IT almost sounds like a fairytale: an artist arrives at a small fishing village in a dark, far-off land, and encounters two eccentric scientists who welcome her into their shelter where she finds true love.
But the story of Carmel Seymour’s residency in Iceland is fittingly enchanting, given her fantastic and dreamy artworks which are appearing at the Helen Gory Galerie this month.
“I thought I’d make a show inspired by the Icelandic landscape,’’ she says. ‘‘But I was spending all this time inside because it was winter and I started making all this work about house plants; having a higher experience of nature while trapped inside the house.
“Lots of the work is of me trying to get that same sense of wonder you experience when you face the big Icelandic landscape – it’s like a fairyland.”

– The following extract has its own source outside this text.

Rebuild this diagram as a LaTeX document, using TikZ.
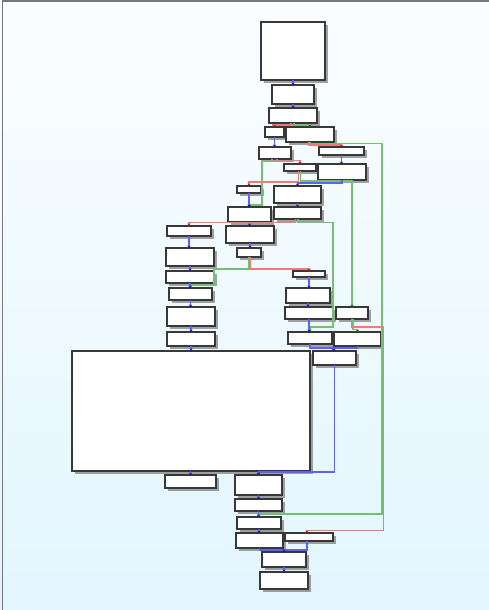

Working daily meant Seymour would often miss the mere four hours of daylight, arriving at and leaving her studio in the dark. With the scientists who shared the space often out, the artist admits it was a very different experience.
“It’s not depressing but everyone just gets a bit introverted,” she says. “I was a bit flat and low-energy.”
But this melancholy seems to have made her work all the more interesting. With watercolour galaxies (“I love science documentaries even though I don’t understand them”), landscapes that seem to bleed greens and blues into the air and mysterious figures who perform mundane tasks in the least mundane of backdrops, Seymour creates paintings which recall a kind of high art children’s book illustration.
The VCA graduate says that, try as she might to experiment, her love of storytelling and detailed drawing keeps pulling her back to an illustrative style.
“Sometimes I think it would be great to be a bit looser, but then I start doing the detail on someone’s dress or the hair strands … and there I am!”
Carmel Seymour Feels Lichen Home at Helen Gory Galerie, 25 St Edmonds Road, Prahran. May 30 – June 23.